A força desta devoção estende-se do litoral ao interior, das ilhas à diáspora portuguesa espalhada pelo mundo. Cada capela dedicada ao santo guarda não só a memória de uma promessa, mas também o testemunho da fé coletiva de uma comunidade diante da fragilidade humana.

O milagre de São Sebastião e a capela de Carreço

Em maio de 1819, uma pequena embarcação de pesca com sete homens de Carreço partiu para o mar, a partir do sítio da Posta. Chamava-se S. Sebastião e era comandada por Manuel Fernandes Enes. A pesca da sardinha obrigou-os a afastar-se muito da costa, mas foram surpreendidos por ventos fortes de leste que os empurraram para alto-mar, impedindo o regresso.

Durante dias, remaram contra o vento, esgotados, alimentando-se apenas de sardinhas cruas e água salgada. Em terra, a angústia era geral. Quando finalmente foram avistados ao largo, tentaram entrar em terra por Caminha, mas o mar continuava bravo. A tripulação, desesperada, quis fugir para Espanha, mas o mestre impôs-se com firmeza e ordenou a entrada pela barra. Milagrosamente, o mar acalmou por instantes e o barco entrou em segurança.

Em agradecimento, a população de Carreço mandou construir uma capela dedicada a São Sebastião, concluída em 1821, como voto pela salvação. A pequena imagem do santo, que se guardava na antiga Capela do Santo da Légua, foi transferida para o novo templo. Desde então, a memória desse episódio foi preservada na devoção local, nas festas anuais e nas orações dos pescadores antes de se fazerem ao mar.

Nota: A Capela do Santo da Légua ficava perto da atual Avenida do Santo da Légua, na N13, e foi demolida no início do século XVIII, durante obras na estrada.

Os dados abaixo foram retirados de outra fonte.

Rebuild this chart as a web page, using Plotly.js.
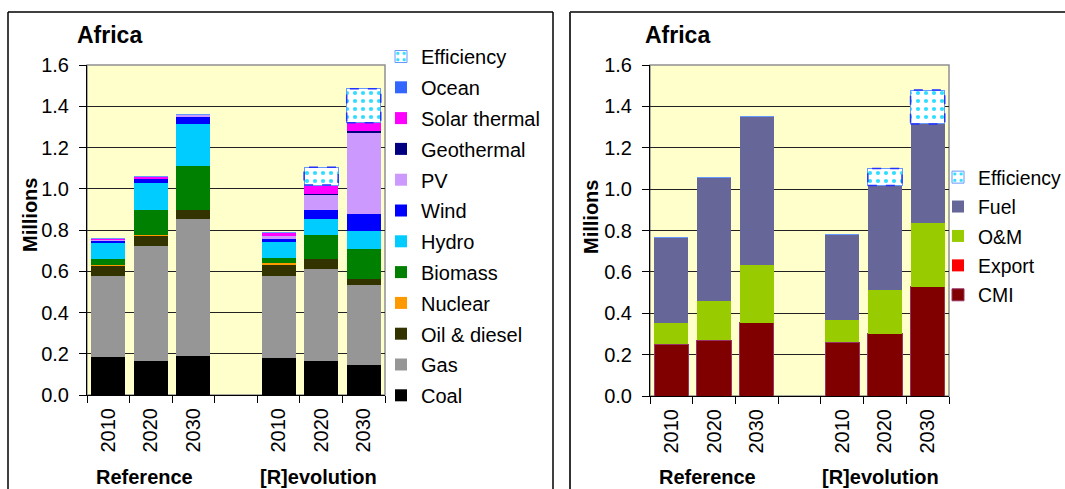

 Hagiografia:  Segundo a tradição cristã, nasceu em Milão, por volta do ano 256 d.C. e foi martirizado em Roma, cerca do ano 288 d.C., durante o reinado do imperador Diocleciano.

Era um oficial da guarda pessoal do imperador, que usava a sua posição no exército para ajudar e confortar os cristãos perseguidos. Descoberto, foi acusado de traição e condenado à morte por flechas, após o que o atiraram ao rio Tibre, onde foi recolhido por santa Irene que o curou. Os militares eram o esteio do império, onde a lealdade era vital. Sebastião, em vez de fugir, voltou a confrontar o imperador acusando-o de injustiça e foi então martirizado de novo, a pauladas, até à morte.

É padroeiro da cidade do Rio de Janeiro e do lugar de Paçô em Carreço.

Na arte renascentista e barroca, a sensualidade do corpo martirizado transformou São Sebastião num símbolo ambíguo, inclusive adotado como ícone cultural por grupos LGBT no século XX, como mártir simbólico do sofrimento humano e da exclusão (religiosa, sexual, política).